→ Task brief:
Print the listing below from its opening line through the line holding "const p2Decimals = [null, 1, null, null, null, null];", both ends included.

→ Provided material:
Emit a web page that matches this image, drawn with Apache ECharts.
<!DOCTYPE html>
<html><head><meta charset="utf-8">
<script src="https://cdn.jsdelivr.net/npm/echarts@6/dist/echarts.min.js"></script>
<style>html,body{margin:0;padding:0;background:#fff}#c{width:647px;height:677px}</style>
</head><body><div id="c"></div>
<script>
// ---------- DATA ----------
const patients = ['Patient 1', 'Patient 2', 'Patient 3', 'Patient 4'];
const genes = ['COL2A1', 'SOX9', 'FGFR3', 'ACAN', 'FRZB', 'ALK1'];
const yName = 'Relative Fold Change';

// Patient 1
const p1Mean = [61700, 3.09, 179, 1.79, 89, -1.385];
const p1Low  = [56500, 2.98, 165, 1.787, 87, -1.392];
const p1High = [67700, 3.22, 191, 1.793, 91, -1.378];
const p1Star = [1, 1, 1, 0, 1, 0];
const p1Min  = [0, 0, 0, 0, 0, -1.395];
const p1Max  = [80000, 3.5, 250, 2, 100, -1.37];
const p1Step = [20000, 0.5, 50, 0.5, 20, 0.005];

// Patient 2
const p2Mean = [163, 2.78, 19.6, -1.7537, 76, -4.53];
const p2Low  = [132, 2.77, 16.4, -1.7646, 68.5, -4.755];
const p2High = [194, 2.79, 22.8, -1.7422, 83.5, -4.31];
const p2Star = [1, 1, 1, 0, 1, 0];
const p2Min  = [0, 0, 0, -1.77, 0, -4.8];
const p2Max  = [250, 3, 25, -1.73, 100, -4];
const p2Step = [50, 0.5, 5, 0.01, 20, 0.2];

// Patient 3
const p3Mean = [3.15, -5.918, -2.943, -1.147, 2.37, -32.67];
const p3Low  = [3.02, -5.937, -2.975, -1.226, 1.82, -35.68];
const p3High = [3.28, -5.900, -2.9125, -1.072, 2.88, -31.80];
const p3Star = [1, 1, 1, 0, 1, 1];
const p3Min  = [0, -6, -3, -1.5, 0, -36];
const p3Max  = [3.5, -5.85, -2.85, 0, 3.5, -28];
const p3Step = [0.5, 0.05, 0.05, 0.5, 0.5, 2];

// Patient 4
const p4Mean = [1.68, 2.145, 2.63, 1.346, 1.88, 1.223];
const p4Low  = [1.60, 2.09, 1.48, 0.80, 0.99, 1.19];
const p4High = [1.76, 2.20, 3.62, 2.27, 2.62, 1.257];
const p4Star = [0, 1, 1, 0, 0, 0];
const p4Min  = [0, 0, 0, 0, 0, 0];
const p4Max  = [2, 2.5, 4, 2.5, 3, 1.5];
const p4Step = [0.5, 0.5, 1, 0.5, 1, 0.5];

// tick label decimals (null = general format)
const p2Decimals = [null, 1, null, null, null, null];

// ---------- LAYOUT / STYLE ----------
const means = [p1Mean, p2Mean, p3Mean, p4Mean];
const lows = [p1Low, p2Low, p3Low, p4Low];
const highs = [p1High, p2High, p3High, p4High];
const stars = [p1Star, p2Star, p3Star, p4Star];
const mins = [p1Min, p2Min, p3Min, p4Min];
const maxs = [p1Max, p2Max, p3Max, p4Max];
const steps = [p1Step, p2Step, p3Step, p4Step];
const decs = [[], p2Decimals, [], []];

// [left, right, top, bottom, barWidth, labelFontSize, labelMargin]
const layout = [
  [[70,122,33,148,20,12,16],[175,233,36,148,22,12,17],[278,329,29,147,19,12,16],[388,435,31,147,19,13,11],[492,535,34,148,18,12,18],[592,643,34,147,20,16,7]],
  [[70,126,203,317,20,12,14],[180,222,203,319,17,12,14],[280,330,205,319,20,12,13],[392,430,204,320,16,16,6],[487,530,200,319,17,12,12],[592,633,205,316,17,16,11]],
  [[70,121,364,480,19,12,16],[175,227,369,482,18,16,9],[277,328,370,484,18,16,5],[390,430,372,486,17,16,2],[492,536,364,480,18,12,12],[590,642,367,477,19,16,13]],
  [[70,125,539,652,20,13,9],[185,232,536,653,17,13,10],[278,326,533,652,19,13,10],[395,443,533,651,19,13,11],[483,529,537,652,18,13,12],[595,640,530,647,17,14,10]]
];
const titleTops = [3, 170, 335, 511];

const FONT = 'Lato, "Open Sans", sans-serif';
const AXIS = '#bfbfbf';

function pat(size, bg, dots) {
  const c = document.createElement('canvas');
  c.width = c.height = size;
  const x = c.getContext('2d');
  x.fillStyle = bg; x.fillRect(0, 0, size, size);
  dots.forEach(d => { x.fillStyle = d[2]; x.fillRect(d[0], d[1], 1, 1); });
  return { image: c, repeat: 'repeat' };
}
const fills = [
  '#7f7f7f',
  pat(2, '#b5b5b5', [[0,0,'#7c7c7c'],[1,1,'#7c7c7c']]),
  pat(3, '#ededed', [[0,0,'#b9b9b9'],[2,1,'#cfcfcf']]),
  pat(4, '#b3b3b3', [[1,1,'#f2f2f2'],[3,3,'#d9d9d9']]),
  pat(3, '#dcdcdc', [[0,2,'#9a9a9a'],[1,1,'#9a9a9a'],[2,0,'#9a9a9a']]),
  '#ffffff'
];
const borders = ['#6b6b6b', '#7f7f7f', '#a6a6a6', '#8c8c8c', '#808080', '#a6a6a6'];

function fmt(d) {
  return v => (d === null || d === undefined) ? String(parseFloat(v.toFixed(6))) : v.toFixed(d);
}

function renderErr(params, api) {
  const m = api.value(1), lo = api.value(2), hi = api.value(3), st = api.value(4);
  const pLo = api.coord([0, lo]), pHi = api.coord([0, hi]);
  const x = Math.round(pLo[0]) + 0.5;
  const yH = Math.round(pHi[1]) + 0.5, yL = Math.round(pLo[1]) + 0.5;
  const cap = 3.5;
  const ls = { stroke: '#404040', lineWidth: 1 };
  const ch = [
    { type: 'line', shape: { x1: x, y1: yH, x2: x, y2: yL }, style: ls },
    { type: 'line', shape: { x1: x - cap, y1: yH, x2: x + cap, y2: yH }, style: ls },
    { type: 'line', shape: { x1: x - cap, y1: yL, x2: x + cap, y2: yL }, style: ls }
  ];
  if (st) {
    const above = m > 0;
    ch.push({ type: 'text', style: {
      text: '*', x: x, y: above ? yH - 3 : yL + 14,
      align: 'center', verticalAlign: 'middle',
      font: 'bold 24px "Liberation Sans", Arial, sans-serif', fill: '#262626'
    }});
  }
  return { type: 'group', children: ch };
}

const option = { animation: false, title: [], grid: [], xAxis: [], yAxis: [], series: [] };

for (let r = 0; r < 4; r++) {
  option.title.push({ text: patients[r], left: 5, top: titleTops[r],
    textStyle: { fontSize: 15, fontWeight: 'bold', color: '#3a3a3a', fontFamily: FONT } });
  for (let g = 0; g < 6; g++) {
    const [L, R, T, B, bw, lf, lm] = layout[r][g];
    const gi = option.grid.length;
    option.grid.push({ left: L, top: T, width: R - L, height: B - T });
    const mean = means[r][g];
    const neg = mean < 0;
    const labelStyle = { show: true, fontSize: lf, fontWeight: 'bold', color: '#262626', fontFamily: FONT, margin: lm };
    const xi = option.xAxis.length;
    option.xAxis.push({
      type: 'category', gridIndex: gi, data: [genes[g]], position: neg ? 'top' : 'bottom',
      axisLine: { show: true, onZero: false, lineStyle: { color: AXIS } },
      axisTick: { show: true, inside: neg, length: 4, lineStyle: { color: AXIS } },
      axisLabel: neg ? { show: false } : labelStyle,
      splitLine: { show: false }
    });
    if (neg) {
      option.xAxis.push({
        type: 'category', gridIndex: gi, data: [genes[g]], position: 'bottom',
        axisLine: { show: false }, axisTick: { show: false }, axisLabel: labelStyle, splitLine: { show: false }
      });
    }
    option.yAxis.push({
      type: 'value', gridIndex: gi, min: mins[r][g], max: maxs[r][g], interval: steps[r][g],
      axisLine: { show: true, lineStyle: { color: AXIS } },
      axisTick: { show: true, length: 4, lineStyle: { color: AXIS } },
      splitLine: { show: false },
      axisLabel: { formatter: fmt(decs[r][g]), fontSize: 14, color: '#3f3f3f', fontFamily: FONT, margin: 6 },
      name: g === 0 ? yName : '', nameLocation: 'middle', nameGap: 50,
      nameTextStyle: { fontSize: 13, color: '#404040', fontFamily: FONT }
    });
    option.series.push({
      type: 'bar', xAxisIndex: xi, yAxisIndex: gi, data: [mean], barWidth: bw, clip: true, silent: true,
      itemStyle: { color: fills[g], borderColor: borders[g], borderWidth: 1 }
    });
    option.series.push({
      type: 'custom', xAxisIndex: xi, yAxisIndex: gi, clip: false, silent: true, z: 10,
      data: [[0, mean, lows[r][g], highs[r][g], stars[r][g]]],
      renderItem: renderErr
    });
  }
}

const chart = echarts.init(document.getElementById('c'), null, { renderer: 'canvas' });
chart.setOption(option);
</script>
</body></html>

→ Problem solution:
Emit a web page that matches this image, drawn with Apache ECharts.
<!DOCTYPE html>
<html><head><meta charset="utf-8">
<script src="https://cdn.jsdelivr.net/npm/echarts@6/dist/echarts.min.js"></script>
<style>html,body{margin:0;padding:0;background:#fff}#c{width:647px;height:677px}</style>
</head><body><div id="c"></div>
<script>
// ---------- DATA ----------
const patients = ['Patient 1', 'Patient 2', 'Patient 3', 'Patient 4'];
const genes = ['COL2A1', 'SOX9', 'FGFR3', 'ACAN', 'FRZB', 'ALK1'];
const yName = 'Relative Fold Change';

// Patient 1
const p1Mean = [61700, 3.09, 179, 1.79, 89, -1.385];
const p1Low  = [56500, 2.98, 165, 1.787, 87, -1.392];
const p1High = [67700, 3.22, 191, 1.793, 91, -1.378];
const p1Star = [1, 1, 1, 0, 1, 0];
const p1Min  = [0, 0, 0, 0, 0, -1.395];
const p1Max  = [80000, 3.5, 250, 2, 100, -1.37];
const p1Step = [20000, 0.5, 50, 0.5, 20, 0.005];

// Patient 2
const p2Mean = [163, 2.78, 19.6, -1.7537, 76, -4.53];
const p2Low  = [132, 2.77, 16.4, -1.7646, 68.5, -4.755];
const p2High = [194, 2.79, 22.8, -1.7422, 83.5, -4.31];
const p2Star = [1, 1, 1, 0, 1, 0];
const p2Min  = [0, 0, 0, -1.77, 0, -4.8];
const p2Max  = [250, 3, 25, -1.73, 100, -4];
const p2Step = [50, 0.5, 5, 0.01, 20, 0.2];

// Patient 3
const p3Mean = [3.15, -5.918, -2.943, -1.147, 2.37, -32.67];
const p3Low  = [3.02, -5.937, -2.975, -1.226, 1.82, -35.68];
const p3High = [3.28, -5.900, -2.9125, -1.072, 2.88, -31.80];
const p3Star = [1, 1, 1, 0, 1, 1];
const p3Min  = [0, -6, -3, -1.5, 0, -36];
const p3Max  = [3.5, -5.85, -2.85, 0, 3.5, -28];
const p3Step = [0.5, 0.05, 0.05, 0.5, 0.5, 2];

// Patient 4
const p4Mean = [1.68, 2.145, 2.63, 1.346, 1.88, 1.223];
const p4Low  = [1.60, 2.09, 1.48, 0.80, 0.99, 1.19];
const p4High = [1.76, 2.20, 3.62, 2.27, 2.62, 1.257];
const p4Star = [0, 1, 1, 0, 0, 0];
const p4Min  = [0, 0, 0, 0, 0, 0];
const p4Max  = [2, 2.5, 4, 2.5, 3, 1.5];
const p4Step = [0.5, 0.5, 1, 0.5, 1, 0.5];

// tick label decimals (null = general format)
const p2Decimals = [null, 1, null, null, null, null];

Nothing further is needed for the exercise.